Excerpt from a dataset
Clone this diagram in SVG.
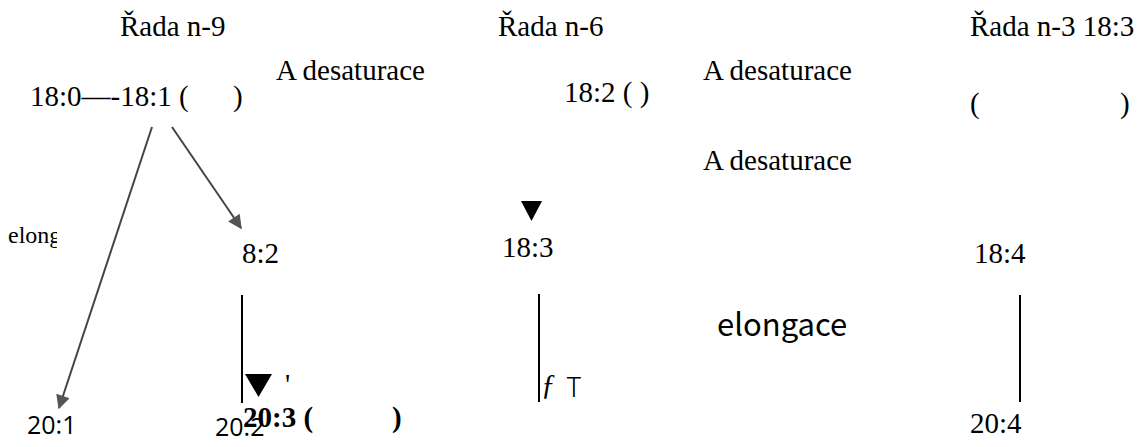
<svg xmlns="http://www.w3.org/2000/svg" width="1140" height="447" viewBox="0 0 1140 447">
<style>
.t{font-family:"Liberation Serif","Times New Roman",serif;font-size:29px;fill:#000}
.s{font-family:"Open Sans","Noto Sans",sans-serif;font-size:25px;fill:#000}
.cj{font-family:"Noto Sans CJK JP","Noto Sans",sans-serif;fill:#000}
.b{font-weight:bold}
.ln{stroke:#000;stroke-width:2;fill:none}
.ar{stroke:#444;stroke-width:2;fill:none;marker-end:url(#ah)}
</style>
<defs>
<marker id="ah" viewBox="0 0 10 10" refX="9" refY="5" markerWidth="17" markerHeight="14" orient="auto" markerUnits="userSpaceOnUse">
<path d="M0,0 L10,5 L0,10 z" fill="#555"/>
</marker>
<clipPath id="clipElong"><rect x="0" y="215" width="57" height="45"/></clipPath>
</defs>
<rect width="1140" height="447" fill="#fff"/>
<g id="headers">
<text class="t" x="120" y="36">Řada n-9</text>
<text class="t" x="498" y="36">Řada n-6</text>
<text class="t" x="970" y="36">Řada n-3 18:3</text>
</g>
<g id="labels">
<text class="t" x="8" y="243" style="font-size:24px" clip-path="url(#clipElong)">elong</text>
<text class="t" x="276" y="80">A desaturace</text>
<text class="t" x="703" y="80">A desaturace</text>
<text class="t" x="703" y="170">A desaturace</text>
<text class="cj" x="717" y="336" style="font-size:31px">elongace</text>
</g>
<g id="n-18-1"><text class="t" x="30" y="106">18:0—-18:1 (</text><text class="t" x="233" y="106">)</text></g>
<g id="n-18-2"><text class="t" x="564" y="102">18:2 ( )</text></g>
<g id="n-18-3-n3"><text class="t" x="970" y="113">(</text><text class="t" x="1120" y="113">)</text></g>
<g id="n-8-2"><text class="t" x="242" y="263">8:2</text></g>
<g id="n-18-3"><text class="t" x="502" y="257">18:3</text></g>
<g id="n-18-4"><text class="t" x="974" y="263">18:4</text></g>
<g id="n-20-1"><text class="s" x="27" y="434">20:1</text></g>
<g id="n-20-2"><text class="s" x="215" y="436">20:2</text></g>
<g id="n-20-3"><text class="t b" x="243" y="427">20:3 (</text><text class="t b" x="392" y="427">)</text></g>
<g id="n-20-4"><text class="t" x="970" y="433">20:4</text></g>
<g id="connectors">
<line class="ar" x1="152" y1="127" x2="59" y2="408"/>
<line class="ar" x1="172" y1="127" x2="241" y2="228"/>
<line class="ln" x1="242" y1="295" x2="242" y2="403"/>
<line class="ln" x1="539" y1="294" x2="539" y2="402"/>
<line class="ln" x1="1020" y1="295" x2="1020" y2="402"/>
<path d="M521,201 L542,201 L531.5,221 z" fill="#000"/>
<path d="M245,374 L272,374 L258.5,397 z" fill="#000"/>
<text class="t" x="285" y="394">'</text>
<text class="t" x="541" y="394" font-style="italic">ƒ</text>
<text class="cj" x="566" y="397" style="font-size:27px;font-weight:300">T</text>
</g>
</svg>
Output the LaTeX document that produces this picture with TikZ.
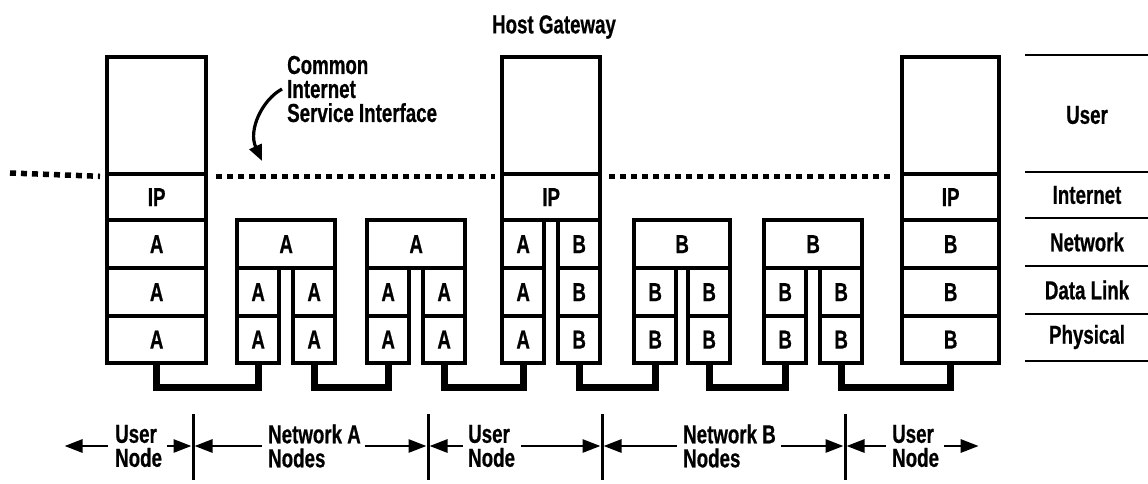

= Problem details =
Read the entries and pick out all lines that include the word "this".

= Output below =
Clone this diagram in SVG.
Output the LaTeX document that produces this picture with TikZ.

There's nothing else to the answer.